How Del Toro Navigates the Lovecraftian Labyrinth
Cabinet of Curiosities confronts these challenges head-on by embracing the anthology format. Rather than sprawling epics, it focuses on tightly woven, self-contained tales. Here, the madness or demise of a character can be the narrative’s punctuation, not its ruin. This rhythm is central to bringing Lovecraft to modern viewers.
Two episodes, ‘Dreams in the Witch House’ and ‘Pickman’s Model’, offer direct Lovecraft adaptations—and deliver them with faithful darkness. They don’t overexplain their monsters. Instead, much is shown in shadows and suggestion, keeping the audience on edge, much like Lovecraft’s own literary approach. This delicate balance between depiction and implication lets the cosmic unease seep through every frame.
Lovecraftian Threads Through Every Episode
Even episodes not directly lifted from Lovecraft’s bibliography pulse with his influence. Del Toro’s opening chapter, ‘Lot 36’, teases a supernatural realm with rules unspoken and doors best left unopened. Meanwhile, in Panos Cosmatos’s visually feverish ‘The Viewing’, the act of beholding becomes a cosmic event, corrupting reality with darkly humorous flair that Lovecraft himself might have admired.
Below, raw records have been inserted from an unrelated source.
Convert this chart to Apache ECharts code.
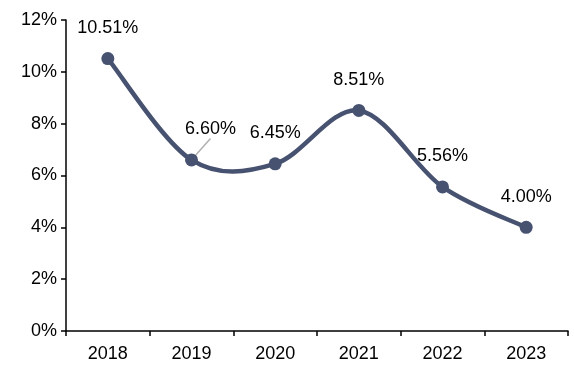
<!DOCTYPE html>
<html>
<head>
<meta charset="utf-8">
<script src="https://cdn.jsdelivr.net/npm/echarts@6/dist/echarts.min.js"></script>
<style>
  html, body { margin: 0; padding: 0; background: #fff; }
  #chart { width: 574px; height: 367px; }
</style>
</head>
<body>
<div id="chart"></div>
<script>
// Yearly rate, percent
const years = ['2018', '2019', '2020', '2021', '2022', '2023'];
const rates = [10.51, 6.60, 6.45, 8.51, 5.56, 4.00];
const yTicks = { min: 0, max: 12, step: 2 };

const lineColor = '#465270';
const font = '"Liberation Sans", Arial, sans-serif';

// Cardinal-spline segment between point i and i+1 (tangent = (next - prev) / 6)
function renderSegment(params, api) {
  const i = params.dataIndex;
  const n = rates.length;
  if (i >= n - 1) return null;
  const pt = k => api.coord([Math.max(0, Math.min(n - 1, k)), rates[Math.max(0, Math.min(n - 1, k))]]);
  const p0 = pt(i - 1), p1 = pt(i), p2 = pt(i + 1), p3 = pt(i + 2);
  const t = 1 / 6;
  return {
    type: 'bezierCurve',
    shape: {
      x1: p1[0], y1: p1[1],
      x2: p2[0], y2: p2[1],
      cpx1: p1[0] + (p2[0] - p0[0]) * t, cpy1: p1[1] + (p2[1] - p0[1]) * t,
      cpx2: p2[0] - (p3[0] - p1[0]) * t, cpy2: p2[1] - (p3[1] - p1[1]) * t
    },
    style: { stroke: lineColor, lineWidth: 4.5, fill: null, lineCap: 'round' }
  };
}

const chart = echarts.init(document.getElementById('chart'));
chart.setOption({
  animation: false,
  grid: { left: 66, right: 6, top: 20, bottom: 36 },
  xAxis: {
    type: 'category',
    data: years,
    boundaryGap: true,
    axisLine: { lineStyle: { color: '#000', width: 1.5 } },
    axisTick: { show: true, length: 5, alignWithLabel: false, lineStyle: { color: '#000', width: 1.5 } },
    axisLabel: { color: '#000', fontSize: 18, fontFamily: font, margin: 14 }
  },
  yAxis: {
    type: 'value',
    min: yTicks.min,
    max: yTicks.max,
    interval: yTicks.step,
    axisLine: { show: true, lineStyle: { color: '#000', width: 1.5 } },
    axisTick: { show: true, length: 5, lineStyle: { color: '#000', width: 1.5 } },
    splitLine: { show: false },
    axisLabel: { color: '#000', fontSize: 18, fontFamily: font, margin: 9, formatter: '{value}%' }
  },
  series: [{
    type: 'custom',
    z: 2,
    data: rates.map((v, i) => [i, v]),
    encode: { x: 0, y: 1 },
    renderItem: renderSegment
  }, {
    type: 'line',
    z: 3,
    data: rates.map((v, i) => i === 1
      ? { value: v, labelLine: { show: true, lineStyle: { color: '#b0b0b0', width: 1.5 } } }
      : v),
    symbol: 'circle',
    symbolSize: 13,
    lineStyle: { opacity: 0 },
    itemStyle: { color: lineColor },
    label: {
      show: true,
      position: 'top',
      distance: 15,
      color: '#000',
      fontSize: 18,
      fontFamily: font,
      formatter: p => p.value.toFixed(2) + '%'
    },
    labelLayout: p => p.dataIndex === 1 ? { dx: 19, dy: 0 } : {}
  }]
});
</script>
</body>
</html>
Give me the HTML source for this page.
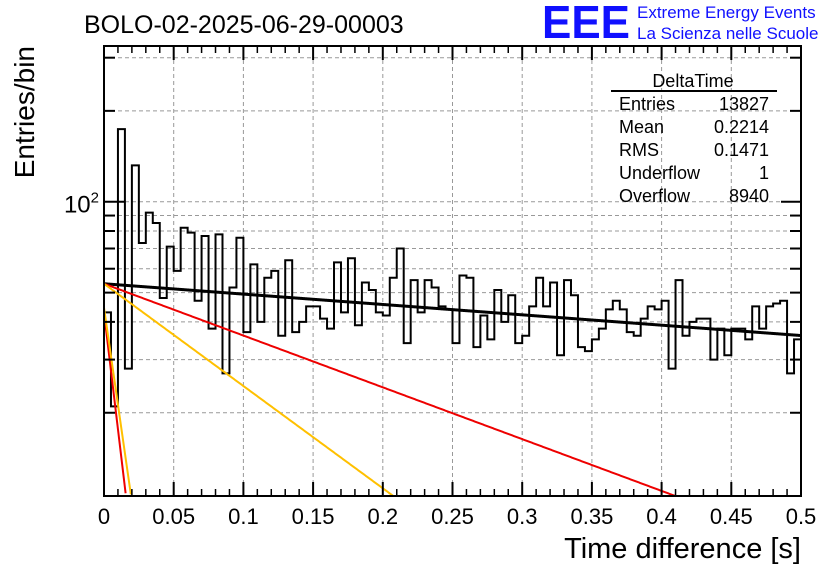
<!DOCTYPE html>
<html><head><meta charset="utf-8"><style>
html,body{margin:0;padding:0;background:#fff;}
svg{display:block;font-family:"Liberation Sans",sans-serif;}
</style></head><body>
<svg id="c" width="836" height="572" viewBox="0 0 836 572">
<rect x="0" y="0" width="836" height="572" fill="#fff"/>
<text x="84" y="33" font-size="25">BOLO-02-2025-06-29-00003</text>
<g>
<text x="542" y="38" font-size="46" fill="#1010ff" font-weight="bold" textLength="88" lengthAdjust="spacingAndGlyphs">EEE</text>
<text x="637" y="18" font-size="17" fill="#1010ff">Extreme Energy Events</text>
<text x="637" y="39" font-size="17" fill="#1010ff">La Scienza nelle Scuole</text>
</g>
<g id="grid"></g><g id="marks"></g><g id="axes"></g>
<text x="801" y="558" font-size="29" text-anchor="end">Time difference [s]</text>
<text transform="translate(34,46) rotate(-90)" font-size="28" text-anchor="end">Entries/bin</text>
<g font-size="18">
<text x="693" y="87" text-anchor="middle">DeltaTime</text>
<line x1="611" y1="91" x2="777" y2="91" stroke="#000" stroke-width="2"/>
<text x="619" y="110">Entries</text><text x="769" y="110" text-anchor="end">13827</text>
<text x="619" y="133">Mean</text><text x="769" y="133" text-anchor="end">0.2214</text>
<text x="619" y="156">RMS</text><text x="769" y="156" text-anchor="end">0.1471</text>
<text x="619" y="179">Underflow</text><text x="769" y="179" text-anchor="end">1</text>
<text x="619" y="202">Overflow</text><text x="769" y="202" text-anchor="end">8940</text>
</g>
</svg>
<script>
const counts=[43,21,174,28,132,73,92,85,48,71,59,82,79,47,77,38,78,27,52,76,37,62,40,56,59,36,64,37,40,45,45,41,38,63,43,65,39,54,51,43,42,56,70,34,55,43,55,52,45,44,34,57,56,33,42,35,51,40,49,34,36,45,56,45,54,31,55,49,33,32,35,38,44,47,44,37,36,41,45,44,47,28,55,36,40,41,41,30,38,31,38,38,35,45,38,45,46,47,27,35];
const xTicks=[0,0.05,0.1,0.15,0.2,0.25,0.3,0.35,0.4,0.45,0.5];
const xTickLabels=["0","0.05","0.1","0.15","0.2","0.25","0.3","0.35","0.4","0.45","0.5"];
const yTicks=[20,30,40,50,60,70,80,90,100,200,300];
const fitAmp=[53.5,53.5,53.5,43,44.6];
const fitSlope=[0.79,3.95,7.8,89,74];
const fitColor=["#000","#e00","#ffc000","#e00","#ffc000"];
const fitNames=["fit-total","fit-red-slow","fit-yellow-slow","fit-red-fast","fit-yellow-fast"];
const X0=104,X1=801,Y0=46,Y1=496,xmin=0,xmax=0.5,ymin=10.6,ymax=328;
const sx=v=>X0+(v-xmin)/(xmax-xmin)*(X1-X0);
const sy=v=>Y1-(Math.log10(v)-Math.log10(ymin))/(Math.log10(ymax)-Math.log10(ymin))*(Y1-Y0);
const NS="http://www.w3.org/2000/svg";
function mk(t,a,p){const e=document.createElementNS(NS,t);for(const k in a)e.setAttribute(k,a[k]);p.appendChild(e);return e;}
const grid=document.getElementById('grid'),marks=document.getElementById('marks'),axes=document.getElementById('axes');
xTicks.forEach((v,i)=>{const x=sx(v);
 if(i>0&&i<xTicks.length-1){const g=mk('line',{x1:x,y1:Y0,x2:x,y2:Y1,stroke:'#999','stroke-dasharray':'4,3'},grid);
 
 }
 mk('line',{x1:x,y1:Y1,x2:x,y2:Y1-14,stroke:'#000','stroke-width':2},axes);
 mk('line',{x1:x,y1:Y0,x2:x,y2:Y0+14,stroke:'#000','stroke-width':2},axes);
 const t=mk('text',{x:x,y:524,'font-size':22,'text-anchor':'middle'},axes);t.textContent=xTickLabels[i];
 
 
 if(i<xTicks.length-1)for(let k=1;k<5;k++){const xm=sx(v+k*0.01);
  mk('line',{x1:xm,y1:Y1,x2:xm,y2:Y1-7,stroke:'#000','stroke-width':1.5},axes);
  mk('line',{x1:xm,y1:Y0,x2:xm,y2:Y0+7,stroke:'#000','stroke-width':1.5},axes);}
});
yTicks.forEach(v=>{const y=sy(v);const L=v==100?20:11;
 const g=mk('line',{x1:X0,y1:y,x2:X1,y2:y,stroke:'#999','stroke-dasharray':'4,3'},grid);
 
 
 mk('line',{x1:X0,y1:y,x2:X0+L,y2:y,stroke:'#000','stroke-width':2},axes);
 mk('line',{x1:X1,y1:y,x2:X1-L,y2:y,stroke:'#000','stroke-width':2},axes);
});
const yl=mk('text',{x:99,y:sy(100)+11,'font-size':24,'text-anchor':'end'},axes);


yl.innerHTML='10<tspan dy="-10" font-size="15">2</tspan>';
const bw=(xmax-xmin)/counts.length;let d='';
counts.forEach((c,i)=>{const xa=sx(i*bw),xb=sx((i+1)*bw),y=sy(c);d+=(i==0?'M'+xa+','+y:'L'+xa+','+y)+'L'+xb+','+y;});
const h=mk('path',{d:d,fill:'none',stroke:'#000','stroke-width':2},marks);


fitAmp.forEach((A,j)=>{let p='';for(let k=0;k<=2000;k++){const t=k/2000*0.5;const v=A*Math.exp(-fitSlope[j]*t);if(v<ymin)break;p+=(k?'L':'M')+sx(t)+','+sy(v);}
 const e=mk('path',{d:p,fill:'none',stroke:fitColor[j],'stroke-width':j==0?3:2},marks);
 
 });
const f=mk('rect',{x:X0,y:Y0,width:X1-X0,height:Y1-Y0,fill:'none',stroke:'#000','stroke-width':2},axes);


</script>
</body></html>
Anthology Format: The Secret Weapon
It’s the anthology structure that ultimately enables repeated success. The brief, contained storytelling prevents cosmic horror from feeling overwrought or diluted. Each director has a bite-sized canvas to explore themes of madness, forbidden knowledge, and existential dread without betraying the overwhelming scale that Lovecraft’s mythos demands.
This also offers a practical roadmap for future adaptations. Rather than laboring to render titanic entities like Cthulhu or Nyarlathotep in exhaustive CGI, the series thrives on implication and psychological decay. Hints of a nightmare world are often more potent than its full reveal. For example, ‘Lot 36’ masterfully evokes the terror of discovering something unspeakable lurking just out of sight, without succumbing to the temptation of spectacle for its own sake.
Current Significance and Technical Execution
Cabinet of Curiosities also excels through its technical craftsmanship. Cinematography leans heavily into practical effects, tactile environments, and oppressive soundscapes. Directors like Jennifer Kent and David S. Goyer join Del Toro in ensuring every frame is saturated with tension. The anthology’s structure is not only a narrative choice, but a technical one—enabling a different visual language or directorial vision with each episode, echoing the intricate patchwork of cosmic horror in literature.
Audiences who crave more than jumpscares will find episodes densely layered. Fear is rooted not in what is seen, but in what is implied—the horror of infinite unknowns. This is pure Lovecraft: forcing the viewer to imagine the darkness beyond the screen. Del Toro’s approach serves as a masterclass in adaptation, potentially shaping how cosmic horror is brought to streaming platforms going forward.
Ultimately, Guillermo del Toro’s Cabinet of Curiosities stands not only as a triumph of adaptation, but as a blueprint for future creators aiming to conjure Lovecraftian fear for a new era.